Examples of upselling big and small can be found all over the business landscape, whether it’s a push for an extended warranty when a customer buys a new TV or all those other car services you suddenly need when getting a simple oil change. Upgrades and add-ons are a common method for boosting sales and revenues. The trick is doing it ethically, in a way that doesn’t make employees or customers uneasy.

“I’ve talked with waiters and waitresses who say they were pressured to push dessert or alcoholic beverages on customers,” says Eric Dent, the Uncommon Friends Endowed Chair of Ethics at Florida Gulf Coast University’s Lutgert College of Business. “There’s a line where if the customer is offered dessert, that’s welcome. But if they feel put upon or if the waiter or waitress is making them uncomfortable, it’s crossed the line.”

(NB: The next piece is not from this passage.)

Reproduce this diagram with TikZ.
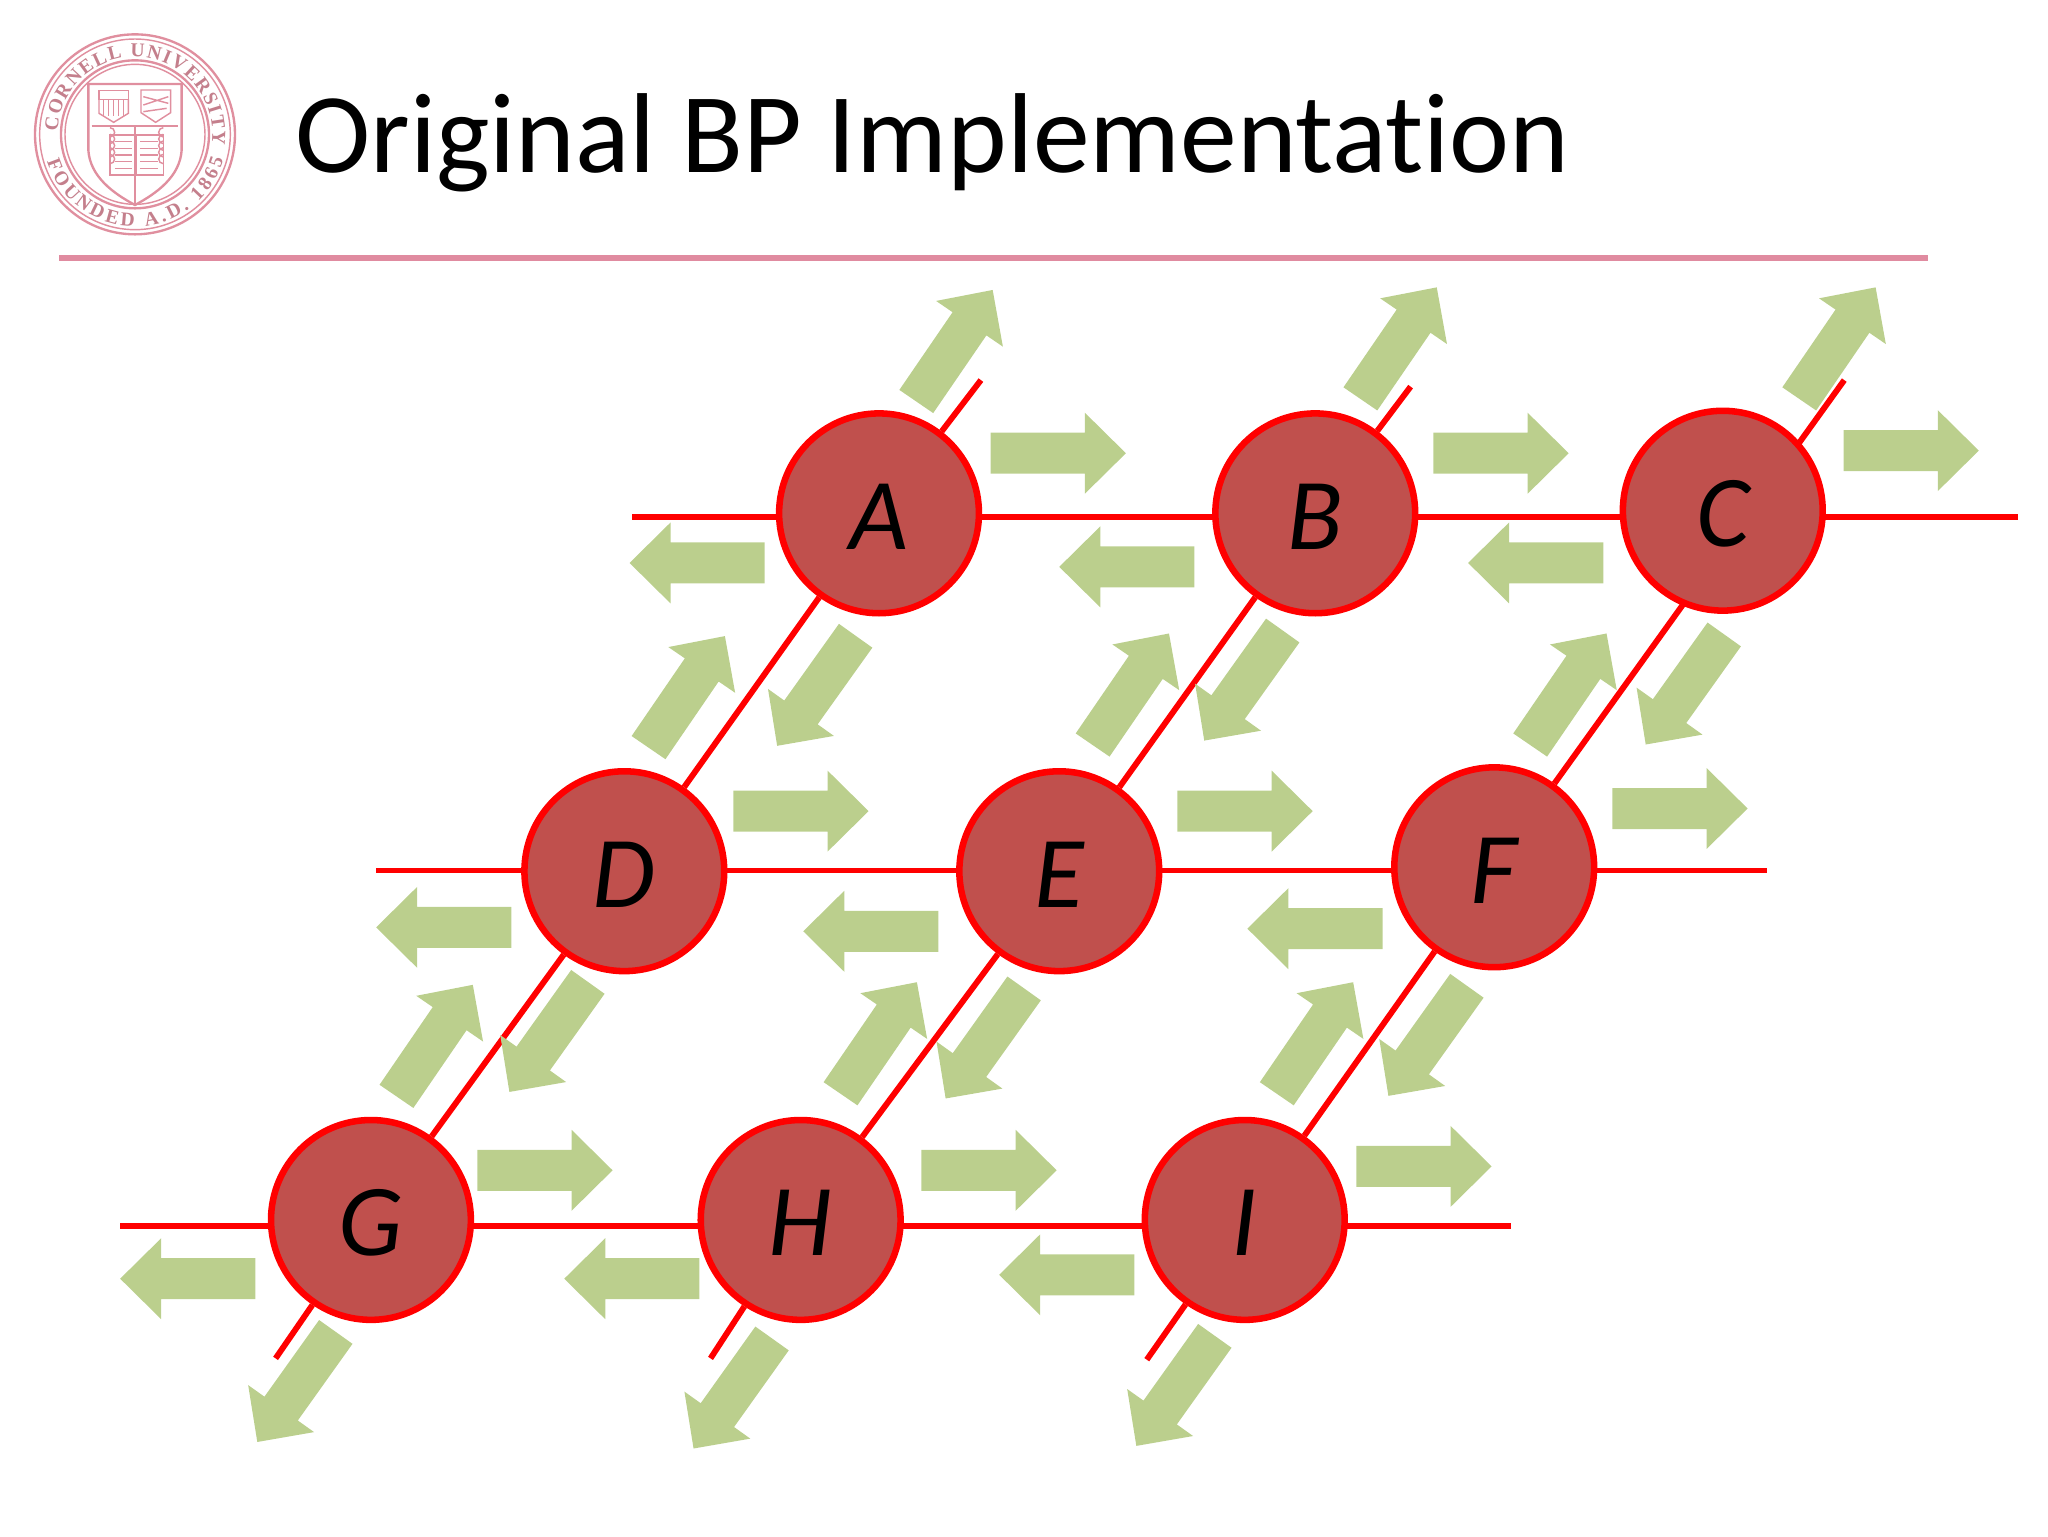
\documentclass[tikz,border=0pt]{standalone}
\usepackage{fontspec}
\setmainfont{Carlito}[Ligatures=NoCommon]
\newfontfamily\logofont{Liberation Serif}
\usetikzlibrary{backgrounds,decorations.text}
\definecolor{arrowgreen}{HTML}{BBCF8D}
\definecolor{nodered}{HTML}{C0504D}
\definecolor{edgered}{HTML}{FF0000}
\definecolor{rulepink}{HTML}{E08BA0}
\definecolor{logopink}{HTML}{E08F9F}
\definecolor{logotext}{HTML}{C47F8C}
\newcommand{\blockarrow}[3]{\fill[arrowgreen,shift={(#1,#2)},rotate=#3] (0,0) -- (-31.4,31) -- (-31.4,15.7) -- (-103.5,15.7) -- (-103.5,-15.7) -- (-31.4,-15.7) -- (-31.4,-31) -- cycle;}
\tikzset{
  bpnode/.style={circle,draw=edgered,fill=nodered,line width=5pt,minimum size=153pt,inner sep=0pt,
    text height=55pt,text depth=0pt,font=\fontsize{78}{80}\selectfont\itshape},
  wire/.style={draw=edgered,line width=4.5pt},
  logoline/.style={draw=logopink,line width=1.8pt},
  logothin/.style={draw=logopink,line width=1.1pt}
}
\begin{document}
\begin{tikzpicture}[x=1pt,y=-1pt]
\useasboundingbox (0,0) rectangle (1568,1176);
% title and rule
\node[anchor=base west,inner sep=0pt,font=\fontsize{87}{90}\selectfont] (title) at (226,132) {Original BP Implementation};
\fill[rulepink] (45,195.5) rectangle (1476,200);
% logo
\begin{scope}[x=0.2552pt,y=-0.2552pt]
  \draw[logoline] (405,403) circle[radius=300];
  \draw[logothin] (405,403) circle[radius=286];
  \draw[logoline] (405,403) circle[radius=222];
  \draw[logothin] (405,403) circle[radius=210];
  \path[postaction={decorate,decoration={text along path,text align={fit to path},
     text={|\logofont\fontsize{15}{15}\selectfont\bfseries\color{logotext}|CORNELL UNIVERSITY}}}]
     (405,403) ++(-178:232) arc[start angle=-178,end angle=8,radius=232];
  \path[postaction={decorate,decoration={text along path,text align={fit to path},
     text={|\logofont\fontsize{15}{15}\selectfont\bfseries\color{logotext}|FOUNDED A.D. 1865}}}]
     (405,403) ++(-197:276) arc[start angle=-197,end angle=-344,radius=276];
  \draw[logoline] (265,252) -- (545,252) -- (545,450) .. controls (540,530) and (470,580) .. (405,615) .. controls (340,580) and (270,530) .. (265,450) -- cycle;
  \draw[logothin] (275,378) -- (535,378) (405,378) -- (405,615);
  \draw[logothin] (297,272) rectangle (385,298);
  \draw[logothin] (297,298) -- (297,340) -- (341,367) -- (385,340) -- (385,298);
  \foreach \xx in {310,325,340,355,370} {\draw[logothin] (\xx,300) -- (\xx,348);}
  \draw[logothin] (423,270) -- (512,270) -- (512,338) -- (467,367) -- (423,338) -- cycle;
  \draw[logothin] (430,290) -- (505,310) (430,315) -- (505,290) (430,335) -- (500,325);
  \draw[logothin] (330,405) rectangle (490,525);
  \draw[logothin] (408,405) -- (408,525);
  \foreach \yy in {425,445,465,485,505} {\draw[logothin] (345,\yy) -- (395,\yy) (420,\yy) -- (475,\yy);
    \draw[logothin] (330,\yy) ++(0,-14) arc[start angle=-90,end angle=-270,radius=-14];
    \draw[logothin] (490,\yy) ++(0,-14) arc[start angle=-90,end angle=90,radius=-14];}
\end{scope}
% nodes
\node[bpnode] (A) at (673,393) {A};
\node[bpnode] (B) at (1007,393) {B};
\node[bpnode] (C) at (1319,391) {C};
\node[bpnode] (D) at (478,667) {D};
\node[bpnode] (E) at (811,667) {E};
\node[bpnode] (F) at (1144,664) {F};
\node[bpnode] (G) at (284,934) {G};
\node[bpnode] (H) at (613,934) {H};
\node[bpnode] (I) at (953,934) {I};
% free ends
\coordinate (r1a) at (484,396); \coordinate (r1b) at (1545,396);
\coordinate (r2a) at (288,666.5); \coordinate (r2b) at (1353,666.5);
\coordinate (r3a) at (92,938.5);  \coordinate (r3b) at (1157,938.5);
\coordinate (t1) at (751,291); \coordinate (t2) at (1080,296); \coordinate (t3) at (1412,291);
\coordinate (b1) at (211,1040); \coordinate (b2) at (544,1040); \coordinate (b3) at (878,1041);
\begin{scope}[on background layer]
  \draw[wire] (r1a) -- (A |- r1a) -- (B |- r1a) -- (C |- r1a) -- (r1b);
  \draw[wire] (r2a) -- (D |- r2a) -- (E |- r2a) -- (F |- r2a) -- (r2b);
  \draw[wire] (r3a) -- (G |- r3a) -- (H |- r3a) -- (I |- r3a) -- (r3b);
  \draw[wire] (t1) -- (A) -- (D) -- (G) -- (b1);
  \draw[wire] (t2) -- (B) -- (E) -- (H) -- (b2);
  \draw[wire] (t3) -- (F) -- (I) -- (b3);
\end{scope}
% message arrows
\foreach \tx/\ty in {862/347,1201/347,1515/345,665/621,1005/621,1338/619,469/896,809/896,1142/893} {\blockarrow{\tx}{\ty}{0}}
\foreach \tx/\ty in {482/431,811/434,1124/431,288/710,615/713,955/711,92/979,432/979,765/976} {\blockarrow{\tx}{\ty}{180}}
\foreach \tx/\ty in {760/222,1100/220,1436/220,555/487,895/485,1230/485,362/754,702/752,1036/752} {\blockarrow{\tx}{\ty}{55.6}}
\foreach \tx/\ty in {595/571,922/567,1260/570,390/836,724/841,1063/839,197/1104,531/1109,870/1107} {\blockarrow{\tx}{\ty}{234.5}}
\end{tikzpicture}
\end{document}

So what’s a business to do? Here are Dent’s top tips for increasing sales in an ethical way.

Avoid arbitrary quotas

Your employees can’t control how many people visit a business on any given day or what they spend. But pressure to hit a specific target could cause them to make questionable choices that turn off customers. “If the wine expert at a nice restaurant offers you an expensive bottle of wine and you turn it down and he acts condescending to you for the rest of the night, that’s not an experience anyone wants,” says Dent. Stress about reaching a quota can also lead to more serious ethical and legal breeches like the Wells Fargo situation.

Set policies and goals that can be achieved by all.

You can require your employees to ask, “Do you want fries with that?” But don’t punish them if everyone happens to say no. “You can hold employees accountable for did they make the offer,” says Dent. “But they can’t be ethically held responsible for how many people accept the offer.”

Incentivize the right way.

Rewarding employees for every extended warranty or box of French fries they sell is OK—but you have to be careful about it. “If you do give employees extra pay, you have to put in an extra layer of monitoring to make sure they aren’t strong-arming customers by using scare tactics or not taking no for an answer,” says Dent.

Make sure everyone feels like a winner.

This is key to creating long-term customer relationships. When customers feel pressured by sales tactics, they might start to feel like they’re losing out on the deal. “An organization has to create alignment in its processes so that its employees are always looking for those win-win outcomes,” says Dent. “The company benefits by generating revenues, and the customer feels good about the product or service received and will come back because they ‘won’ last time with you.”

Listen to employee concerns.

If your staff starts asking questions about a particular sales practice, pay attention. It can be a sign that it’s not working the way it should. Speaking up isn’t always easy for lower-level employees encountering a problematic policy. Dent says an effective way to point out issues is to hold them up against a company’s mission statement. “Maybe ask, ‘Can you help me better understand how this particular policy supports the corporate values that have been upheld? Because it seems to me I see some conflicts with it,’” he says.

Accept when you’ve made a mistake.

No business is perfect. But if you’ve screwed up, take responsibility. “I think people actually gain credibility and are seen as leaders when they’re willing to adjust and admit that something wasn’t the best way to go,” says Dent.